Film Presentation: Bully (Mar. 13)
This 2011 film documentary which follows the lives of five students who encounter bullying on a daily basis was shown, followed by a Question & Answer session with direct Lee Hirsch.
Freedom and its Discontents (Feb. 27)
Princeton University professor Dr. Imani Perry presented a lecture and reflection on the 150th anniversary of the Emancipation Proclamation to a group of 30 people.
One Drop Rule: Fate, Fiction, or Fate (Feb. 5)
Dr. Yaba Blay of Drexel University spoke to a crowd of 30 people about her multiplatform project which examines the nuances of of skin color politics, racial ambiguity, and negotiations of Black identity.
Yours in Struggle (Feb. 5)
Dr. Allison Dorsey of Swarthmore College presented a lecture entitled "Yours in Struggle: Learning Strength, Courage, and Wisdom from Women in the Civil Rights Movement."
Transition Program Reception with Fr. Shanley & Fr. Sicard (Jan. 5)

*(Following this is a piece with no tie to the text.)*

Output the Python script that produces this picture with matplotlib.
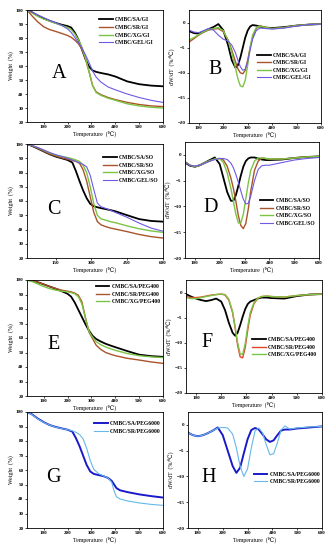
"""Eight-panel TGA / DTG figure for the CMBC film series."""

import matplotlib

matplotlib.use("Agg")
import matplotlib.pyplot as plt

plt.rcParams["font.family"] = ["Liberation Serif", "DejaVu Serif"]
plt.rcParams["font.weight"] = "bold"

FIG_W_PX, FIG_H_PX = 333, 550
DPI = 100

TICK_FS = 3.6
LABEL_FS = 4.2
LEGEND_FS = 4.1
LETTER_FS = 14.5

BLACK = "#000000"
BROWN = "#a9542a"
GREEN = "#7cc443"
PURPLE = "#6f5ae6"
RED = "#e0452a"
DARK_BLUE = "#1a1ac8"
LIGHT_BLUE = "#66b8ea"

# ---------------------------------------------------------------- data
# A: TGA, GI series
T_A = [30, 50, 75, 100, 125, 150, 175, 200, 215, 230, 245, 260, 275, 290,
       305, 320, 340, 370, 400, 450, 500, 550, 600]
A_SA = [100, 98.5, 96, 94, 92.3, 90.8, 89.5, 88.5, 87.5, 84, 79, 72, 65,
        59.5, 56.8, 55.8, 55, 54, 52.5, 49, 47, 46, 45.5]
A_SR = [100, 96, 91.5, 88, 86, 84.7, 83.3, 81.8, 80.5, 78.5, 76, 72, 65,
        56, 46, 41.5, 39.5, 37.5, 36, 34, 32.5, 31.5, 31]
A_XG = [100, 98, 95.5, 93.5, 92, 90.5, 89, 87.5, 86, 83, 79, 73.5, 66, 56,
        46, 41, 39, 37, 35.5, 33, 31.5, 30.5, 30]
A_GEL = [100, 98.5, 96.5, 94.5, 92.5, 91, 89, 86.5, 84, 80.5, 76.5, 73, 68,
         62.5, 56.5, 52, 48.5, 45, 43, 40, 37.5, 35.5, 34]

# B: DTG, GI series
T_B = [60, 80, 100, 120, 140, 160, 180, 200, 220, 235, 250, 260, 270, 280,
       290, 300, 310, 320, 335, 350, 375, 400, 450, 500, 550, 600]
B_SA = [-1.7, -2.1, -2.2, -1.8, -1.3, -0.9, -0.3, -1.5, -4.5, -7.5, -9.0,
        -8.5, -7, -5, -3, -1.6, -0.8, -0.5, -0.6, -0.8, -1.0, -1.1, -0.9,
        -0.6, -0.4, -0.3]
B_SR = [-3.9, -3.2, -2.5, -1.9, -1.5, -1.3, -1.2, -1.8, -3.5, -5.5, -7.8,
        -9.2, -10, -10.2, -9.5, -7.5, -5, -3, -1.2, -0.6, -1.0, -1.2, -1.0,
        -0.6, -0.4, -0.3]
B_XG = [-3.5, -3, -2.4, -1.8, -1.4, -1.2, -1.0, -1.6, -3.5, -6, -9, -11.2,
        -12.6, -12.8, -11.5, -8.5, -5, -2.5, -1.0, -0.7, -1.0, -1.2, -1.0,
        -0.6, -0.4, -0.3]
B_GEL = [-1.5, -1.9, -2.0, -1.6, -1.2, -1.5, -2.5, -3.3, -3.7, -4.5, -6,
         -7.5, -8.8, -9.5, -9.3, -7.8, -5.5, -3.3, -1.6, -1.1, -1.2, -1.3,
         -1.1, -0.7, -0.4, -0.3]

# C: TGA, SO series
T_C = [30, 50, 75, 100, 125, 150, 175, 200, 220, 235, 250, 265, 280, 295,
       310, 325, 340, 360, 380, 400, 450, 500, 550, 600]
C_SA = [100, 98.7, 96.8, 94.8, 92.8, 91.2, 90, 88.8, 87, 81, 74, 67.5, 62,
        58, 56.3, 55.6, 55, 54.3, 53.6, 52.8, 50, 47.3, 46, 45.5]
C_SR = [100, 98.8, 97, 95, 93, 91.6, 90.3, 89.3, 88.5, 87.8, 86.5, 82, 74,
        63, 52, 45.5, 43.3, 42, 41, 40.3, 38.5, 36.5, 35, 34]
C_XG = [100, 99, 97.5, 95.7, 93.8, 92.3, 91.3, 90.5, 89.6, 88.8, 87.8, 85,
        80, 70, 58, 50, 47.5, 46.5, 45.5, 44.8, 42.5, 40.5, 39, 38]
C_GEL = [100, 99, 97.5, 95.8, 94, 92.5, 91.3, 90, 88.8, 87.8, 86.8, 85.7,
         84, 78, 68, 58.5, 56, 54.8, 53.5, 52, 48.5, 44.5, 41, 38.8]

# D: DTG, SO series
T_D = [60, 80, 100, 120, 140, 160, 180, 200, 215, 230, 245, 255, 265, 275,
       285, 295, 305, 315, 325, 340, 355, 370, 385, 400, 450, 500, 550, 600]
D_SA = [-1.5, -2.1, -2.3, -2.0, -1.5, -1.0, -0.5, -1.8, -4.5, -7.2, -8.9,
        -8.9, -7.8, -6, -4, -2.3, -1.2, -0.7, -0.5, -0.5, -0.7, -0.9, -1.0,
        -1.0, -0.9, -0.6, -0.4, -0.3]
D_SR = [-1.3, -2.0, -2.3, -2.0, -1.6, -1.2, -0.8, -0.7, -1.0, -2.2, -4.5,
        -6.5, -9, -11.8, -13.7, -14.3, -13.3, -10.5, -7, -3, -1.2, -0.6,
        -0.7, -0.8, -0.8, -0.6, -0.4, -0.3]
D_XG = [-1.3, -2.0, -2.3, -2.0, -1.5, -1.1, -0.8, -0.7, -1.5, -3.5, -6.5,
        -9, -11.5, -13.2, -13.2, -11.5, -8.5, -5.5, -3, -1.2, -0.6, -0.6,
        -0.7, -0.8, -0.8, -0.6, -0.4, -0.3]
D_GEL = [-1.4, -2.0, -2.2, -2.0, -1.6, -1.2, -0.9, -0.7, -0.7, -0.9, -1.6,
         -2.5, -3.8, -5.3, -7, -8.6, -9.5, -9.4, -8, -5, -2.8, -2.1, -2.0,
         -2.0, -1.5, -1.0, -0.7, -0.5]

# E: TGA, PEG400 series
T_E = [30, 50, 75, 100, 125, 150, 175, 200, 215, 230, 245, 260, 275, 290,
       305, 320, 340, 360, 380, 400, 450, 500, 550, 600]
E_SA = [100, 99.6, 98.5, 97, 95.5, 94, 92.3, 90.5, 88.5, 84.5, 79.5, 74.5,
        69.5, 65, 61.5, 59.3, 57.5, 56, 54.8, 53.7, 51, 48.5, 47.5, 47]
E_SR = [100, 99.6, 98.5, 97, 95.5, 94.2, 93, 92.3, 91.8, 91, 89.5, 85, 74,
        64, 59.5, 55, 52, 50, 48.8, 47.8, 46, 44.8, 43.5, 42.5]
E_XG = [100, 99, 97.3, 95.5, 94, 93, 92.3, 91.8, 91.3, 90.5, 88.5, 83.5,
        73.5, 64.5, 60.5, 57.5, 55.3, 53.8, 52.6, 51.5, 49.3, 47.8, 47, 46.5]

# F: DTG, PEG400 series
T_F = [60, 80, 100, 120, 140, 160, 180, 200, 215, 230, 245, 255, 265, 275,
       285, 295, 305, 315, 330, 345, 360, 380, 400, 450, 500, 550, 600]
F_SA = [-0.3, -0.8, -1.2, -1.5, -1.7, -1.5, -1.2, -1.8, -3.5, -6, -8,
        -8.6, -8, -6.5, -4.8, -3.3, -2.3, -1.8, -1.5, -1.2, -1.0, -1.0,
        -1.1, -1.2, -0.7, -0.4, -0.3]
F_SR = [-0.8, -1.0, -1.0, -0.9, -0.7, -0.5, -0.4, -0.3, -0.5, -1.5, -4,
        -7, -10.5, -12.8, -13, -11, -7.5, -4.5, -2.2, -1.2, -0.8, -0.7,
        -0.8, -0.9, -0.6, -0.4, -0.3]
F_XG = [-1.0, -1.2, -1.2, -1.0, -0.8, -0.6, -0.4, -0.3, -0.4, -1.3, -3.8,
        -6.8, -10, -12.2, -12.3, -10.2, -6.8, -4, -2, -1.1, -0.8, -0.7,
        -0.8, -0.9, -0.6, -0.4, -0.3]

# G: TGA, PEG6000 series
T_G = [30, 50, 75, 100, 125, 150, 175, 200, 220, 235, 250, 265, 280, 295,
       310, 330, 350, 370, 385, 395, 405, 420, 450, 500, 550, 600]
G_SA = [100, 98.5, 95.5, 93, 91, 89.7, 88.7, 87.8, 86.5, 82, 76.5, 70,
        63.5, 59, 57.3, 56.5, 55.8, 54.5, 52.5, 50, 47.5, 46, 44.8, 43.2,
        42, 41]
G_SR = [100, 98.3, 95.3, 92.8, 91, 89.6, 88.6, 87.8, 87, 86, 84.5, 81.5,
        75, 66.5, 60.5, 57.5, 56, 54.5, 51.5, 45.5, 41.5, 40, 38.7, 37.3,
        36.3, 35.6]

# H: DTG, PEG6000 series
T_H = [60, 80, 100, 120, 140, 160, 180, 200, 220, 240, 255, 270, 285, 300,
       315, 330, 345, 360, 375, 390, 405, 420, 435, 450, 470, 500, 550, 600]
H_SA = [-1.5, -2.0, -2.2, -2.0, -1.6, -1.1, -0.5, -2.0, -5, -8, -9.3, -8.3,
        -5.5, -2.8, -1.0, -0.6, -0.9, -1.8, -2.8, -3.3, -3.0, -2.0, -1.1,
        -0.9, -0.9, -0.7, -0.5, -0.3]
H_SR = [-1.5, -2.0, -2.2, -2.0, -1.6, -1.1, -0.6, -0.5, -0.6, -1.8, -4.5,
        -8, -10, -8.5, -4.5, -1.2, -0.6, -1.5, -3.8, -5.8, -5.6, -3.5, -1.0,
        -0.2, -0.8, -0.6, -0.4, -0.3]

TGA_TICKS = [20, 30, 40, 50, 60, 70, 80, 90, 100]
DTG_TICKS = [0, -5, -10, -15, -20]
X_TICKS = [100, 200, 300, 400, 500, 600]
X_TICKS_C = [150, 300, 450, 600]


def px_rect(left, top, right, bottom):
    """Axes rectangle from pixel edges (origin top-left)."""
    return [left / FIG_W_PX, 1 - bottom / FIG_H_PX,
            (right - left) / FIG_W_PX, (bottom - top) / FIG_H_PX]


def draw_panel(fig, rect, temps, series, letter, letter_xy, kind,
               legend_xy, xticks, xlim):
    ax = fig.add_axes(rect)
    for values, label, color, lw in series:
        ax.plot(temps, values, color=color, lw=lw, label=label,
                solid_joinstyle="round")

    if kind == "tga":
        ylim = (20, 100)
        ax.set_yticks(TGA_TICKS)
        ax.set_ylabel("Weight  (%)", fontsize=LABEL_FS, labelpad=1.5)
    else:
        ylim = (-20, 2.5)
        ax.set_yticks(DTG_TICKS)
        ax.set_ylabel("dW/dT  (%/℃)", fontsize=LABEL_FS, labelpad=1.5)
    ax.set_xlim(*xlim)
    ax.set_ylim(*ylim)
    ax.set_xticks(xticks)
    ax.set_xlabel("Temperature  (℃)", fontsize=LABEL_FS, labelpad=0.8)
    ax.tick_params(labelsize=TICK_FS, length=1.5, width=0.5, pad=1)
    for s in ax.spines.values():
        s.set_linewidth(0.6)

    ax.text(letter_xy[0], letter_xy[1], letter, fontsize=LETTER_FS,
            fontweight="normal", ha="center", va="center")

    # legend: first handle starts at legend_xy (data coords, row centre)
    h_px = rect[3] * FIG_H_PX
    fx = (legend_xy[0] - xlim[0]) / (xlim[1] - xlim[0])
    fy = (legend_xy[1] - ylim[0]) / (ylim[1] - ylim[0]) + 3.2 / h_px
    ax.legend(loc="upper left", bbox_to_anchor=(fx, fy), frameon=False,
              fontsize=LEGEND_FS, handlelength=2.4, handletextpad=0.35,
              labelspacing=0.45, borderpad=0, borderaxespad=0)
    return ax


def main():
    fig = plt.figure(figsize=(FIG_W_PX / DPI, FIG_H_PX / DPI), dpi=DPI)
    tga_x = (30, 600)
    dtg_x = (60, 600)

    draw_panel(fig, px_rect(27, 10, 163, 122), T_A, [
        (A_SA, "CMBC/SA/GI", BLACK, 1.3),
        (A_SR, "CMBC/SR/GI", BROWN, 1.0),
        (A_XG, "CMBC/XG/GI", GREEN, 1.0),
        (A_GEL, "CMBC/GEL/GI", PURPLE, 0.8),
    ], "A", (165, 55), "tga", (332, 92.4), X_TICKS, tga_x)

    draw_panel(fig, px_rect(189, 10, 321, 123), T_B, [
        (B_SA, "CMBC/SA/GI", BLACK, 1.3),
        (B_SR, "CMBC/SR/GI", BROWN, 1.0),
        (B_XG, "CMBC/XG/GI", GREEN, 1.0),
        (B_GEL, "CMBC/GEL/GI", PURPLE, 0.8),
    ], "B", (165, -9.3), "dtg", (340, -6.6), X_TICKS, dtg_x)

    draw_panel(fig, px_rect(27, 144, 163, 258), T_C, [
        (C_SA, "CMBC/SA/SO", BLACK, 1.3),
        (C_SR, "CMBC/SR/SO", BROWN, 1.0),
        (C_XG, "CMBC/XG/SO", GREEN, 1.0),
        (C_GEL, "CMBC/GEL/SO", PURPLE, 0.8),
    ], "C", (142, 54), "tga", (350, 90), X_TICKS_C, tga_x)

    draw_panel(fig, px_rect(185, 142, 319, 258), T_D, [
        (D_SA, "CMBC/SA/SO", BLACK, 1.3),
        (D_SR, "CMBC/SR/SO", BROWN, 1.0),
        (D_XG, "CMBC/XG/SO", GREEN, 1.0),
        (D_GEL, "CMBC/GEL/SO", PURPLE, 0.8),
    ], "D", (164, -10.3), "dtg", (361, -9), X_TICKS, dtg_x)

    draw_panel(fig, px_rect(27, 280, 163, 396), T_E, [
        (E_SA, "CMBC/SA/PEG400", BLACK, 1.3),
        (E_SR, "CMBC/SR/PEG400", BROWN, 1.0),
        (E_XG, "CMBC/XG/PEG400", GREEN, 1.0),
    ], "E", (141, 55.8), "tga", (318, 95), X_TICKS, tga_x)

    draw_panel(fig, px_rect(186, 280, 322, 393), T_F, [
        (F_SA, "CMBC/SA/PEG400", BLACK, 1.3),
        (F_SR, "CMBC/SR/PEG400", RED, 1.0),
        (F_XG, "CMBC/XG/PEG400", GREEN, 1.0),
    ], "F", (143, -9.9), "dtg", (322, -9.5), X_TICKS, dtg_x)

    draw_panel(fig, px_rect(27, 412, 163, 528), T_G, [
        (G_SA, "CMBC/SA/PEG6000", DARK_BLUE, 1.4),
        (G_SR, "CMBC/SR/PEG6000", LIGHT_BLUE, 0.8),
    ], "G", (141, 54.6), "tga", (311, 91.3), X_TICKS, tga_x)

    draw_panel(fig, px_rect(188, 412, 322, 528), T_H, [
        (H_SA, "CMBC/SA/PEG6000", DARK_BLUE, 1.4),
        (H_SR, "CMBC/SR/PEG6000", LIGHT_BLUE, 0.8),
    ], "H", (144, -10.2), "dtg", (325, -9.7), X_TICKS, dtg_x)

    fig.savefig("out.png", dpi=DPI, facecolor="white")
    plt.close(fig)


if __name__ == "__main__":
    main()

President of the College Fr. Shanley and Vice President Fr. Sicard joined students from the New Student Transition Program for a dinner reception in Aquinas Lounge on a Tuesday evening.
Returning to America (Nov. 28)
Co-sponsored with the Center for Catholic and Dominican Studies, the Office of Institutional Diversity featured Fr. David Orique, O.P., in a lecture presentation entitled "Returning to America: The Opening of the Atlantic World," which brought in 40 members of the College and local communities.